Leif Olson, a board-certified appellate lawyer who regularly assists the Harris County Republican Party with election matters told Breitbart Texas “This ruling isn’t a surprise. One, the Supreme Court has already approved a voter ID law almost identical to the one in Texas. Two, county clerks all over Texas have been preparing themselves and training election judges and clerks how to operate under the current Election Code. Forcing them to change those procedures and re-train all of those volunteers in the seven days before early voting starts would create chaos.”

The fight over whether the voter ID law would be enforced in November had created uncertainty for election officials in Texas.

Stan Stanart, the County Clerk for the largest county in Texas, Harris County, told Breitbart Texas, “I appreciate the Fifth Circuit understanding the complexity of running elections and ruling expeditiously. With 41 early voting locations, the delivery of equipment and supplies for early voting is underway this week. Swapping out forms, providing additional training materials, and properly communicating changes this late before voting is a big job. On Election Day, with 769 polling locations, it takes approximately 6,000 workers to run elections in Harris County. The Fifth Circuit Court did the right thing in preventing disruptive changes to the election process this close to voters showing up at the polls. Now we can go back to running elections instead of confusing the voters. The district court had no business causing chaos this close to an election. The Fifth Circuit came to the rescue of Texas voters.”

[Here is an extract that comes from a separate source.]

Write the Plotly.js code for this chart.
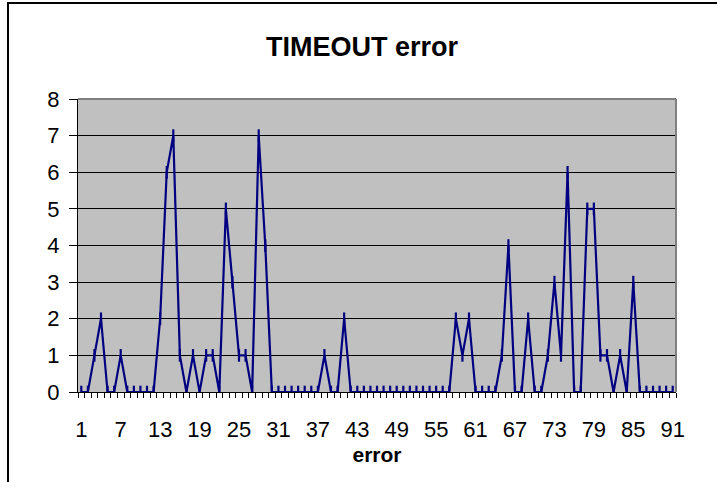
<!DOCTYPE html>
<html>
<head>
<meta charset="utf-8">
<script src="https://cdn.plot.ly/plotly-3.0.1.min.js"></script>
<style>
  html, body { margin: 0; padding: 0; background: #ffffff; }
  #wrap { position: relative; width: 717px; height: 482px; overflow: hidden; }
  #chart { position: absolute; left: 0; top: 0; width: 717px; height: 482px; }
  #frame { position: absolute; left: 7px; top: 2px; width: 800px; height: 600px;
           border-left: 2px solid #000; border-top: 2px solid #000; pointer-events: none; }
</style>
</head>
<body>
<div id="wrap">
  <div id="chart"></div>
  <div id="frame"></div>
</div>
<script>
// category index 1..91
const categories = Array.from({length: 91}, (_, i) => i + 1);

// TIMEOUT error counts
const values = [
  0, 0, 1, 2, 0, 0, 1, 0, 0, 0,   // 1-10
  0, 0, 2, 6, 7, 1, 0, 1, 0, 1,   // 11-20
  1, 0, 5, 3, 1, 1, 0, 7, 4, 0,   // 21-30
  0, 0, 0, 0, 0, 0, 0, 1, 0, 0,   // 31-40
  2, 0, 0, 0, 0, 0, 0, 0, 0, 0,   // 41-50
  0, 0, 0, 0, 0, 0, 0, 2, 1, 2,   // 51-60
  0, 0, 0, 0, 1, 4, 0, 0, 2, 0,   // 61-70
  0, 1, 3, 1, 6, 0, 0, 5, 5, 1,   // 71-80
  1, 0, 1, 0, 3, 0, 0, 0, 0, 0,   // 81-90
  0                               // 91
];

const xTickVals = [1, 7, 13, 19, 25, 31, 37, 43, 49, 55, 61, 67, 73, 79, 85, 91];
const xTickText = xTickVals.map(String);
const yTickVals = [0, 1, 2, 3, 4, 5, 6, 7, 8];

const FONT = '"Liberation Sans", Arial, sans-serif';

const trace = {
  x: categories,
  y: values,
  type: 'scatter',
  mode: 'lines+markers',
  line: { color: '#000080', width: 2.2 },
  marker: { symbol: 'line-ns', size: 9, color: '#000080', line: { color: '#000080', width: 2.2 } },
  hoverinfo: 'x+y'
};

const layout = {
  width: 717,
  height: 482,
  margin: { l: 78, r: 41, t: 99, b: 90 },
  paper_bgcolor: '#ffffff',
  plot_bgcolor: '#C0C0C0',
  showlegend: false,
  font: { family: FONT, color: '#000', size: 22 },
  title: {
    text: '<b>TIMEOUT error</b>',
    font: { family: FONT, size: 27, color: '#000' },
    xref: 'container', x: 0.505, xanchor: 'center',
    yref: 'container', y: 1 - 47 / 482, yanchor: 'middle'
  },
  xaxis: {
    range: [0.5, 91.5],
    tickmode: 'array',
    tickvals: xTickVals,
    ticktext: xTickText,
    ticks: '',
    ticklabelstandoff: 18,
    tickfont: { family: FONT, size: 22, color: '#000' },
    showgrid: false,
    zeroline: false,
    showline: true,
    linecolor: '#000',
    linewidth: 1,
    minor: { tick0: 0.5, dtick: 1, ticks: 'outside', ticklen: 5, tickcolor: '#000', tickwidth: 1, showgrid: false },
    title: { text: '<b>error</b>', font: { family: FONT, size: 21, color: '#000' }, standoff: 5 },
    fixedrange: true
  },
  yaxis: {
    range: [0, 8],
    tickmode: 'array',
    tickvals: yTickVals,
    ticks: 'outside',
    ticklen: 8,
    tickcolor: '#000',
    tickwidth: 1,
    ticklabelstandoff: 5,
    tickfont: { family: FONT, size: 22, color: '#000' },
    showgrid: true,
    gridcolor: '#000',
    gridwidth: 1,
    zeroline: false,
    showline: true,
    linecolor: '#000',
    linewidth: 1,
    fixedrange: true
  },
  shapes: [
    { type: 'line', xref: 'paper', yref: 'paper', x0: 0, x1: 1, y0: 1, y1: 1,
      line: { color: '#808080', width: 2 }, layer: 'above' },
    { type: 'line', xref: 'paper', yref: 'paper', x0: 1, x1: 1, y0: 0, y1: 1,
      line: { color: '#808080', width: 2 }, layer: 'above' }
  ]
};

Plotly.newPlot('chart', [trace], layout, { displayModeBar: false, staticPlot: true });
</script>
</body>
</html>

Jim Oldham, Fort Bend County’s Elections Administrator, told Breitbart Texas “The ruling ensures consistent application of the ID laws. Some of the counties might have asked for different forms of identification. This provides for equal protection for voters throughout the state of Texas. I do not think that all of the counties were on the same page. The action by the Fifth Circuit brings needed clarity, and an understanding that voter ID is not dead. There have been six elections since this law came into effect and our office has issued only 8 provisional ballots during this time. The lower court’s ruling created confusion. It is now incumbent on all of us to spread the word.”

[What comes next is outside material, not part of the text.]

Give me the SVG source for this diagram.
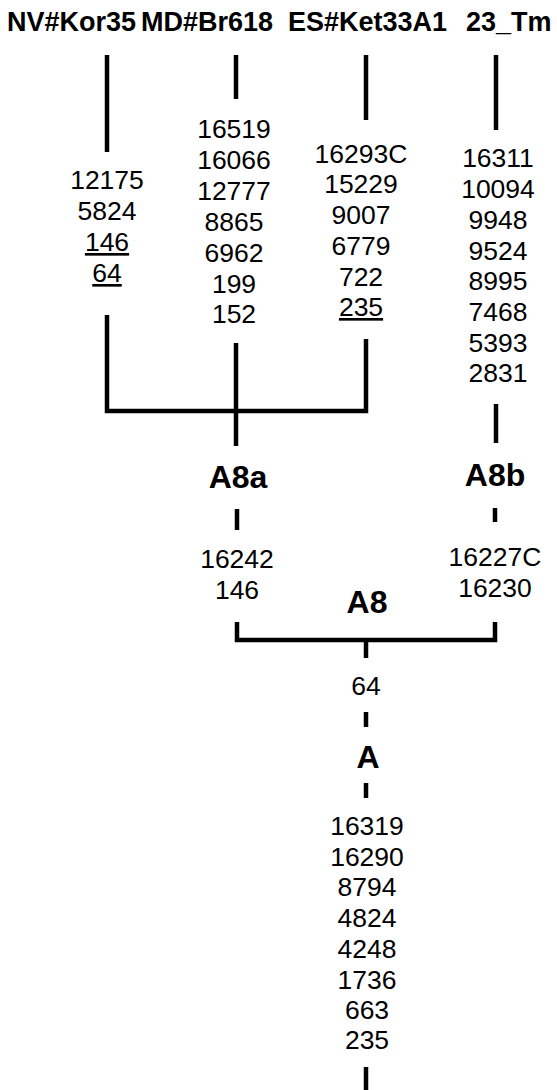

The integrity of the election process has also been an issue during the voter ID battle.

Michael Gibson, Chairman of the Fort Bend Republican Party, the most ethnically diverse county in the state, told Breitbart Texas that “The Fifth Circuit has upheld the founding philosophy of one man, one vote! The will of Texas voters has been upheld despite the attempt by this activist Obama appointee to subvert our laws. I applaud the quick actions of the Attorney General and the Fifth Circuit Court!”

Wade Emmert, Chairman of the Dallas County Republican Party responded that “I’m glad the Fifth Circuit has decided to support the will of the majority of Texas in supporting voter ID over the liberal, Obama-court. This is a victory for all Texans who support the integrity of the ballot box.”

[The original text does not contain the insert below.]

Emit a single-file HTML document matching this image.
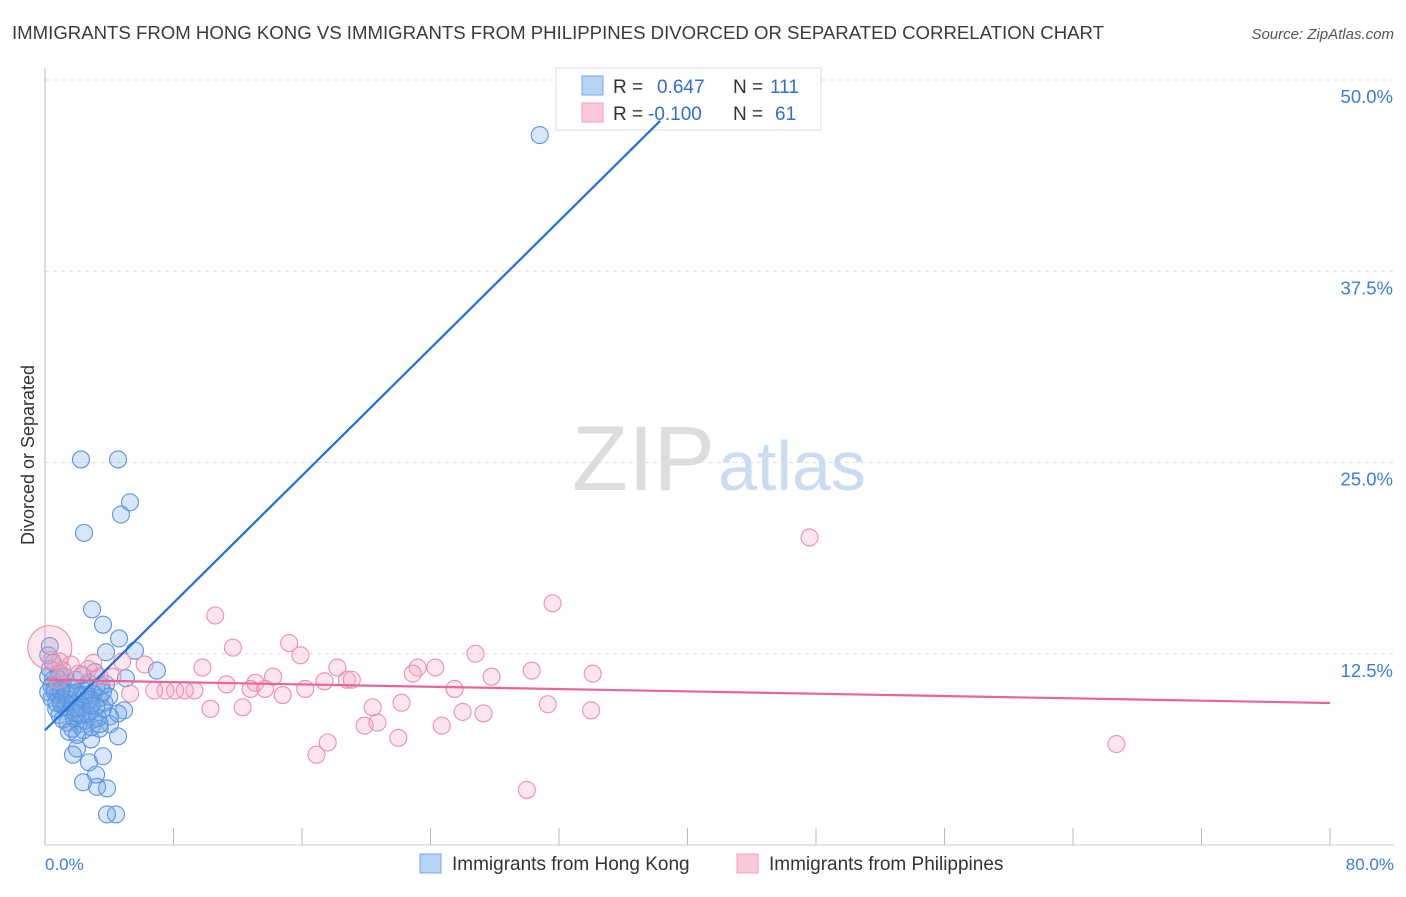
<!DOCTYPE html>
<html><head><meta charset="utf-8"><style>
body{margin:0;background:#fff;font-family:"Liberation Sans",sans-serif;}
svg text{font-family:"Liberation Sans",sans-serif;}
</style></head><body>
<svg width="1406" height="892" viewBox="0 0 1406 892" xmlns="http://www.w3.org/2000/svg">
<text x="12" y="39" font-size="18" textLength="1092" lengthAdjust="spacingAndGlyphs" fill="#3a3a3a">IMMIGRANTS FROM HONG KONG VS IMMIGRANTS FROM PHILIPPINES DIVORCED OR SEPARATED CORRELATION CHART</text>
<text x="1394" y="39" font-size="15" font-style="italic" fill="#555" text-anchor="end">Source: ZipAtlas.com</text>
<text x="715" y="490" font-size="92" font-family="Liberation Serif" fill="#ddd" text-anchor="end">ZIP</text>
<text x="718" y="490" font-size="70" fill="#c9dcf2">atlas</text>
<g id="grid"></g>
<g id="axes"></g>
<g id="pts"></g>
<g id="legend-box">
<rect x="556" y="68" width="265" height="62" fill="#fff" stroke="#ddd"/>
</g>
<g id="lines"></g>
<text transform="translate(34,455) rotate(-90)" font-size="18" fill="#333" text-anchor="middle">Divorced or Separated</text>
<text x="45" y="870" font-size="17" fill="#3b7dd8">0.0%</text>
<text x="1394" y="870" font-size="17" fill="#3b7dd8" text-anchor="end">80.0%</text>
<g>
<rect x="582" y="76" width="21" height="19" fill="#b7d3f5" stroke="#7aaae6"/>
<rect x="582" y="103" width="21" height="19" fill="#fbc9d8" stroke="#f0a0b8"/>
<text x="613" y="93" font-size="19" fill="#333">R =</text>
<text x="657" y="93" font-size="19" fill="#2f6fd0">0.647</text>
<text x="733" y="93" font-size="19" fill="#333">N =</text>
<text x="770" y="93" font-size="19" fill="#2f6fd0">111</text>
<text x="613" y="120" font-size="19" fill="#333">R =</text>
<text x="648" y="120" font-size="19" fill="#2f6fd0">-0.100</text>
<text x="733" y="120" font-size="19" fill="#333">N =</text>
<text x="775" y="120" font-size="19" fill="#2f6fd0">61</text>
</g>
<g>
<rect x="420" y="854" width="21" height="19" fill="#b7d3f5" stroke="#7aaae6"/>
<text x="452" y="870" font-size="19" fill="#333">Immigrants from Hong Kong</text>
<rect x="737" y="854" width="21" height="19" fill="#fbc9d8" stroke="#f0a0b8"/>
<text x="769" y="870" font-size="19" fill="#333">Immigrants from Philippines</text>
</g>
</svg>
<script>
const yTicks=[12.5,25,37.5,50];
const yTickLabels=["12.5%","25.0%","37.5%","50.0%"];
const xTicks=[0,8,16,24,32,40,48,56,64,72,80];
const blueX=[30.8,2.24,4.55,5.29,4.73,2.43,2.93,3.61,4.61,3.80,5.60,6.97,5.04,3.86,4.42,3.86,3.24,3.18,2.37,2.74,3.61,1.99,1.74,2.86,4.55,4.92,4.55,4.05,4.05,3.4,
0.3,0.5,0.6,0.8,1.0,1.2,0.4,0.7,0.9,1.1,1.3,1.5,1.6,1.8,2.0,2.2,2.4,2.6,2.8,3.0,3.2,3.4,3.6,1.4,1.7,2.1,2.5,2.9,3.3,3.7,0.2,0.3,0.5,0.9,1.2,1.9,2.3,2.7,3.1,3.5,0.6,1.0,1.4,1.8,2.2,2.6,3.0,3.4,1.1,1.5,2.0,2.4,0.8,1.6,2.0,2.8,3.2,0.4,1.3,2.3,0.2,0.2,3.8,4.0,1.7,2.5,0.7,1.9,2.9,1.0,3.6];
const blueY=[46.4,25.2,25.2,22.4,21.6,20.4,15.4,14.4,13.5,12.6,12.7,11.4,10.9,3.7,2.0,2.0,3.8,4.6,4.1,5.4,5.8,6.3,5.9,6.9,7.1,8.8,8.6,8.4,7.9,7.6,
11.5,10.8,10.2,9.8,9.4,9.0,9.6,8.9,8.5,10.5,10.0,9.5,8.8,8.3,9.0,9.7,10.1,9.3,8.7,9.9,10.3,9.6,8.9,8.0,7.6,7.9,8.1,7.7,8.3,9.3,12.4,13.0,11.9,11.2,11.0,10.8,11.1,10.6,11.3,10.4,10.0,9.2,9.8,9.2,8.5,8.6,8.2,7.9,8.2,7.4,7.2,7.5,10.9,10.3,10.0,9.5,9.1,10.4,9.3,9.0,10.0,11.0,10.5,9.7,9.9,9.8,9.3,8.6,9.1,10.1,10.0];
const pinkX=[0.3,47.6,31.6,66.7,30.0,10.6,11.7,15.2,15.9,9.8,18.2,23.2,26.8,30.3,34.1,27.8,24.3,22.9,18.8,19.1,14.2,13.1,17.4,16.2,14.8,13.7,12.8,11.3,9.3,8.7,8.1,7.5,6.8,6.2,4.8,4.2,3.4,2.7,1.6,0.9,10.3,12.3,20.4,22.2,25.5,26.0,27.3,31.3,34.0,24.7,19.9,20.7,22.0,17.6,16.9,5.3,2.1,1.1,0.4,0.8,3.0];
const pinkY=[12.9,20.1,15.8,6.6,3.6,15.0,12.9,13.2,12.4,11.6,11.6,11.6,12.5,11.4,11.2,11.0,11.6,11.2,10.8,10.8,11.0,10.6,10.7,10.2,9.8,10.2,10.2,10.5,10.1,10.1,10.1,10.1,10.1,11.8,12.0,11.0,11.0,11.5,11.8,12.0,8.9,9.0,9.0,9.3,10.2,8.7,8.6,9.2,8.8,7.8,7.8,8.0,7.0,6.7,5.9,9.9,11.2,11.4,12.1,10.8,11.9];
const pinkSizes=[22];
const blueTrend=[7.5,1.04];
const pinkTrend=[10.8,-0.019];
const X=v=>45+v*1285/80, Y=v=>845-v*15.3;
const NS="http://www.w3.org/2000/svg";
function mk(t,a,p){const e=document.createElementNS(NS,t);for(const k in a)e.setAttribute(k,a[k]);document.getElementById(p).appendChild(e);return e;}
yTicks.forEach((t,i)=>{
 const l=mk('line',{x1:45,x2:1394,y1:Y(t),y2:Y(t),stroke:'#ddd','stroke-dasharray':'4,4'},'grid');
 
 
 const tx=mk('text',{x:1393,y:Y(t)+23,'font-size':18.5,fill:'#3b7dd8','text-anchor':'end'},'grid');
 tx.textContent=yTickLabels[i];
 
 
});
const ax=mk('line',{x1:45,x2:45,y1:68,y2:845,stroke:'#bbb'},'axes');


const bx=mk('line',{x1:45,x2:1394,y1:845,y2:845,stroke:'#ccc'},'axes');


xTicks.forEach(t=>{
 const l=mk('line',{x1:X(t),x2:X(t),y1:828,y2:845,stroke:'#bbb'},'axes');
 
 
});
blueX.forEach((v,i)=>{
 const c=mk('circle',{cx:X(v),cy:Y(blueY[i]),r:8.5,fill:'rgba(110,165,230,0.28)',stroke:'#5b95de','stroke-width':1.1},'pts');
 
 
});
pinkX.forEach((v,i)=>{
 const c=mk('circle',{cx:X(v),cy:Y(pinkY[i]),r:pinkSizes[i]||8.5,fill:'rgba(245,160,190,0.28)',stroke:'#ec90ae','stroke-width':1.1},'pts');
 
 
});
const bEnd=38.3;
const bl=mk('line',{x1:X(0),y1:Y(blueTrend[0]),x2:X(bEnd),y2:Y(blueTrend[0]+blueTrend[1]*bEnd),stroke:'#2070d8','stroke-width':2.2},'lines');


const pl=mk('line',{x1:X(0),y1:Y(pinkTrend[0]),x2:X(80),y2:Y(pinkTrend[0]+pinkTrend[1]*80),stroke:'#e8659a','stroke-width':2.2},'lines');


</script>
</body></html>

Paul Simpson, Chairman of the Harris County Republican Party reacted by telling Breitbart Texas “Kudos to the Fifth Circuit for letting common-sense laws stay in place so we can have fair and honest elections. The Obama Justice Department should stop trying to sow chaos and confusion. Elections have consequences: Harris County works but Democrats would wreck it. Every Republican needs to vote so no one steals this election.”

An appeal on the merits will be decided later, but for now, Texas’ voter ID law is the law of the land on Election Day.